Light sculptures by Bonita Barlow

Reflecting on the events that led me to these current works the memory of my first encounter with a prism comes to mind. As a small child I was enthralled by a world that now wore a rainbow aura. This was my first clue that the world held more than we may initially perceive.

These paintings are touchstones to remind us about the nature of creation thru perception. They not only demonstrate some basic properties of light but also signal that our relationship to it is all-important. By aligning one’s self with the light an illumination occurs. The painting looks different as you move away from the path of the light. The dark becomes the light and the light becomes the dark.

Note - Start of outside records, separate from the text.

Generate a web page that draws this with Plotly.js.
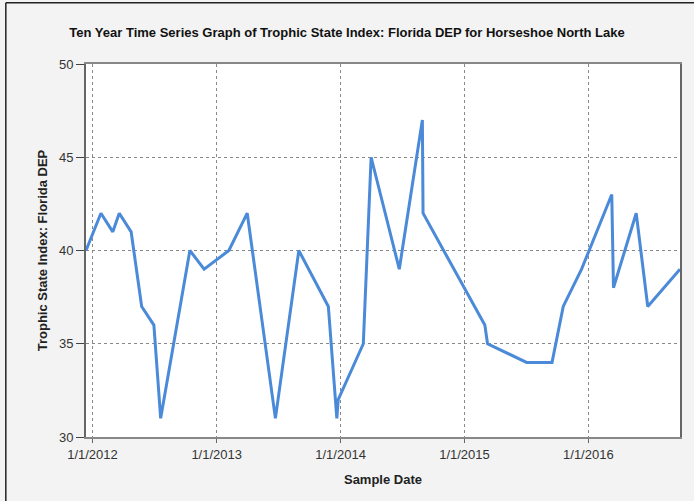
<!DOCTYPE html>
<html>
<head>
<meta charset="utf-8">
<script src="https://cdn.plot.ly/plotly-3.0.1.min.js"></script>
<style>html,body{margin:0;padding:0;background:#f3f3f3;}#chart{width:694px;height:501px;}</style>
</head>
<body>
<div id="chart"></div>
<script>
var sampleDates = ["2011-12-13","2012-01-26","2012-03-01","2012-03-20","2012-04-24","2012-05-25","2012-06-30","2012-07-20","2012-10-14","2012-11-25","2013-02-06","2013-04-01","2013-06-23","2013-08-31","2013-11-26","2013-12-21","2013-12-25","2014-03-09","2014-04-01","2014-06-23","2014-08-30","2014-09-01","2015-03-02","2015-03-10","2015-07-03","2015-09-16","2015-10-19","2015-12-12","2016-03-10","2016-03-15","2016-05-21","2016-06-24","2016-09-27"];
var tsiValues = [40,42,41,42,41,37,36,31,40,39,40,42,31,40,37,31,32,35,45,39,47,42,36,35,34,34,37,39,43,38,42,37,39];
var xTickVals = ["2012-01-01","2013-01-01","2014-01-01","2015-01-01","2016-01-01"];
var xTickText = ["1/1/2012","1/1/2013","1/1/2014","1/1/2015","1/1/2016"];
var yTickVals = [30,35,40,45,50];

var trace = {
  x: sampleDates, y: tsiValues, type: 'scatter', mode: 'lines',
  line: {color: '#4a8ad9', width: 3},
  hoverinfo: 'x+y'
};
var fnt = {family: 'Liberation Sans, Arial, sans-serif', size: 13, color: '#333'};
var tfnt = {family: 'Liberation Sans, Arial, sans-serif', size: 13, color: '#222'};
var layout = {
  width: 694, height: 501,
  paper_bgcolor: '#f3f3f3', plot_bgcolor: '#ffffff',
  margin: {l: 86, r: 14, t: 64, b: 64, pad: 0},
  showlegend: false,
  title: {text: '<b>Ten Year Time Series Graph of Trophic State Index: Florida DEP for Horseshoe North Lake</b>',
          font: {family: 'Liberation Sans, Arial, sans-serif', size: 13, color: '#111'},
          x: 0.5, xanchor: 'center', y: 0.935, yanchor: 'middle'},
  xaxis: {
    type: 'date', range: [sampleDates[0], sampleDates[sampleDates.length-1]],
    tickmode: 'array', tickvals: xTickVals, ticktext: xTickText,
    tickfont: fnt, ticks: 'outside', ticklen: 4, tickcolor: '#666',
    showgrid: true, gridcolor: '#888', griddash: 'dot', gridwidth: 1,
    showline: true, linecolor: '#888', linewidth: 2, mirror: true,
    zeroline: false,
    title: {text: '<b>Sample Date</b>', font: tfnt, standoff: 14}
  },
  yaxis: {
    range: [30, 50], tickmode: 'array', tickvals: yTickVals,
    tickfont: fnt, ticks: 'outside', ticklen: 8, tickcolor: '#444',
    showgrid: true, gridcolor: '#888', griddash: 'dot', gridwidth: 1,
    showline: true, linecolor: '#666', linewidth: 2, mirror: true,
    zeroline: false,
    title: {text: '<b>Trophic State Index: Florida DEP</b>', font: tfnt, standoff: 8}
  },
  shapes: [
    {type: 'line', xref: 'paper', yref: 'paper', x0: -0.135, x1: 1.03, y0: 1.164, y1: 1.164, line: {color: '#222', width: 1.5}},
    {type: 'line', xref: 'paper', yref: 'paper', x0: -0.135, x1: -0.135, y0: 1.164, y1: -0.2, line: {color: '#222', width: 1.5}}
  ]
};
Plotly.newPlot('chart', [trace], layout, {displayModeBar: false, staticPlot: true});
</script>
</body>
</html>
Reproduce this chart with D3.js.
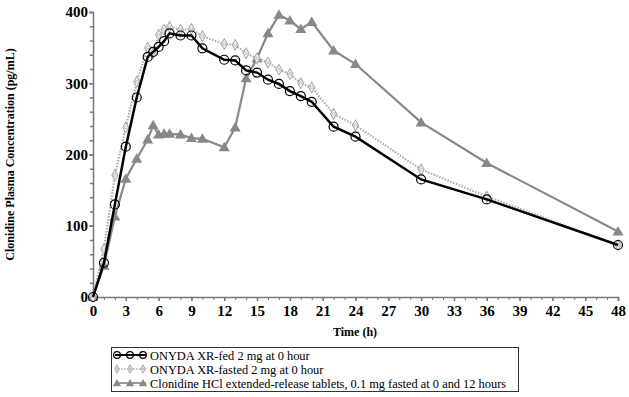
<!DOCTYPE html>
<html lang="en">
<head>
  <meta charset="UTF-8">
  <title>Clonidine Plasma Concentration</title>
  <script src="https://d3js.org/d3.v7.min.js"></script>
  <style>
    body { margin: 0; padding: 0; background: #fff; }
    svg { display: block; font-family: "Liberation Serif", "Times New Roman", serif; }
  </style>
</head>
<body>
  <div id="chart"></div>
  <script>
    // sampling times (h)
    const times = [0, 1, 2, 3, 4, 5, 5.5, 6, 6.5, 7, 8, 9, 10, 12, 13, 14, 15, 16, 17, 18, 19, 20, 22, 24, 30, 36, 48];

    // concentrations (pg/mL) per series
    const fed     = [0, 48, 130, 211, 280, 337, 344, 351, 359, 370, 367, 367, 349, 333, 332, 318, 315, 305, 299, 289, 282, 274, 239, 225, 165, 137, 73];
    const fasted  = [0, 67, 171, 238, 302, 350, 342, 368, 375, 379, 375, 376, 366, 355, 354, 342, 335, 329, 319, 313, 300, 294, 257, 241, 179, 141, 73];
    const clonIR  = [0, 44, 113, 166, 194, 221, 241, 228, 229, 229, 228, 223, 222, 210, 238, 307, 335, 370, 396, 388, 376, 386, 346, 327, 245, 188, 92];

    const seriesNames = [
      "ONYDA XR-fed 2 mg at 0 hour",
      "ONYDA XR-fasted 2 mg at 0 hour",
      "Clonidine HCl extended-release tablets, 0.1 mg fasted at 0 and 12 hours"
    ];
    const xTicks = d3.range(0, 49, 3);
    const yTicks = [0, 100, 200, 300, 400];

    const W = 629, H = 397;
    const svg = d3.select("#chart").append("svg").attr("width", W).attr("height", H);

    const x = d3.scaleLinear().domain([0, 48]).range([93, 618]);
    const y = d3.scaleLinear().domain([0, 400]).range([297, 12]);

    const axisColor = "#777";

    // x axis
    const gx = svg.append("g").attr("transform", `translate(0,${y(0)})`);
    gx.call(d3.axisBottom(x).tickValues(d3.range(0, 49, 1)).tickSize(3).tickFormat(""));
    gx.call(g => g.selectAll(".tick line").attr("stroke", axisColor));
    const gx2 = svg.append("g").attr("transform", `translate(0,${y(0)})`);
    gx2.call(d3.axisBottom(x).tickValues(xTicks).tickSize(4).tickPadding(4));
    gx2.selectAll(".domain, .tick line").attr("stroke", axisColor).attr("stroke-width", 1.5);
    gx2.selectAll(".tick text")
      .attr("font-family", "Liberation Serif, serif")
      .attr("font-weight", "bold").attr("font-size", 15).attr("fill", "#000");

    // y axis
    const gy = svg.append("g").attr("transform", `translate(${x(0)},0)`);
    gy.call(d3.axisLeft(y).tickValues(d3.range(0, 401, 20)).tickSize(3).tickFormat(""));
    gy.selectAll(".domain, .tick line").attr("stroke", axisColor).attr("stroke-width", 1.5);
    const gy2 = svg.append("g").attr("transform", `translate(${x(0)},0)`);
    gy2.call(d3.axisLeft(y).tickValues(yTicks).tickSize(4).tickPadding(1));
    gy2.select(".domain").remove();
    gy2.selectAll(".tick line").attr("stroke", axisColor).attr("stroke-width", 1.5);
    gy2.selectAll(".tick text")
      .attr("font-family", "Liberation Serif, serif")
      .attr("font-weight", "bold").attr("font-size", 15).attr("fill", "#000");

    // axis titles
    svg.append("text")
      .attr("x", 355).attr("y", 336)
      .attr("text-anchor", "middle")
      .attr("font-weight", "bold").attr("font-size", 12)
      .text("Time (h)");
    svg.append("text")
      .attr("transform", `translate(14,${y(200)}) rotate(-90)`)
      .attr("text-anchor", "middle")
      .attr("font-weight", "bold").attr("font-size", 12)
      .text("Clonidine Plasma Concentration (pg/mL)");

    const line = d3.line().x(d => x(d.t)).y(d => y(d.v));
    const toPts = vals => times.map((t, i) => ({ t, v: vals[i] }));

    const styles = [
      { vals: fed, color: "#000", width: 2.5, dash: null, marker: "circle", size: 4.5 },
      { vals: fasted, color: "#aaa", width: 2.2, dash: "1.5,1.5", marker: "diamond", size: 3.8 },
      { vals: clonIR, color: "#888", width: 2.2, dash: null, marker: "triangle", size: 4.5 }
    ];

    function drawMarker(g, kind, cx, cy, color, size) {
      if (kind === "circle") {
        g.append("circle").attr("cx", cx).attr("cy", cy).attr("r", size)
          .attr("fill", "none").attr("stroke", color).attr("stroke-width", 1.2);
      } else if (kind === "diamond") {
        g.append("path")
          .attr("d", d3.symbol(d3.symbolDiamond, size * size * 2.2)())
          .attr("transform", `translate(${cx},${cy})`)
          .attr("fill", "#fff").attr("stroke", color).attr("stroke-width", 1.1);
        g.append("circle").attr("cx", cx).attr("cy", cy).attr("r", size * 0.35)
          .attr("fill", "none").attr("stroke", color).attr("stroke-width", 0.8);
      } else {
        g.append("path")
          .attr("d", d3.symbol(d3.symbolTriangle, size * size * 2.6)())
          .attr("transform", `translate(${cx},${cy + 0.8})`)
          .attr("fill", color).attr("stroke", "none");
      }
    }

    // draw back-to-front: clonidine IR, fasted, fed
    [2, 1, 0].forEach(i => {
      const s = styles[i];
      const pts = toPts(s.vals);
      const g = svg.append("g");
      g.append("path").datum(pts)
        .attr("fill", "none").attr("stroke", s.color).attr("stroke-width", s.width)
        .attr("stroke-dasharray", s.dash).attr("d", line);
      pts.forEach(p => drawMarker(g, s.marker, x(p.t), y(p.v), s.color, s.size));
    });

    // legend
    const lg = svg.append("g");
    lg.append("rect").attr("x", 111.5).attr("y", 347.5).attr("width", 407).attr("height", 44)
      .attr("fill", "#fff").attr("stroke", "#333").attr("stroke-width", 1);
    styles.forEach((s, i) => {
      const ly = 355 + i * 14;
      lg.append("line").attr("x1", 115).attr("x2", 146).attr("y1", ly).attr("y2", ly)
        .attr("stroke", s.color).attr("stroke-width", s.width - 0.5).attr("stroke-dasharray", s.dash);
      [117, 130, 143].forEach(mx => drawMarker(lg, s.marker, mx, ly, s.color, s.size * 0.75));
      lg.append("text").attr("x", 150).attr("y", ly + 4.5)
        .attr("font-size", 12.4).attr("fill", "#000")
        .text(seriesNames[i]);
    });
  </script>
</body>
</html>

These paintings are the result of exploring the abstract for 20 years. In 2000 I began to develop this technique of adding glass bead to my oil paint. I had arrived on the shore of color field painting several years before but found that I wasn’t bringing anything new to the table. After observing a huge pile of glass in an industrial park and then inquiring about it’s use I was informed that the highway stripe paint used this glass particle and so my new direction was launched.

These paintings act like the stars at night. The darker the dark the lighter the light. If there is too much ambient light in the room the dark light contrast diminishes. For example, the best case scenario would be to have a painting across from a north light window. The light in the room would be somewhat subdued allowing the reflective parts of the painting to glow.

The angle of incidence is equal to the angle of reflection. This requires the viewer to be in the stream of light. The use of conventional lighting is challenged here as the angles have to be right and track lighting is above the viewer. If the light is shot across the room at a long enough distance the viewer will then be in the stream of it. Living with these paintings makes you very aware of how the light travels.

To create the sense of light areas of the canvas are left glass free to create the dark. I work these light/dark areas layer by layer to create a surface tension. The brush mark is an emotional element as is the color. These are interactive pieces encouraging people to open to the work.

Bonita Barlow was born Stamford Ct 1955.

attended the Boston School of the Museum of Fine Arts, 1973-1976

In 1977, Barlow visited Alcalde New Mexico at the invitation of photographer Douglas Kent Hall. Barlow found New Mexico’ s artist-friendly atmosphere, unconventionality, and expansiveness hard to resist and moved to Santa Fe January 1 1980. By summer of that same year she traveled east to do a summer session with American Impressionsist Henry Henche at the Cape school of art in Provincetown Mass. It was there that her pursuit of the light truly began .

Barlow eventually moved  to southern New Mexico in 1992 and currently lives in the small ghost town of Kingston NM which sits at the edge of the Gila national forest.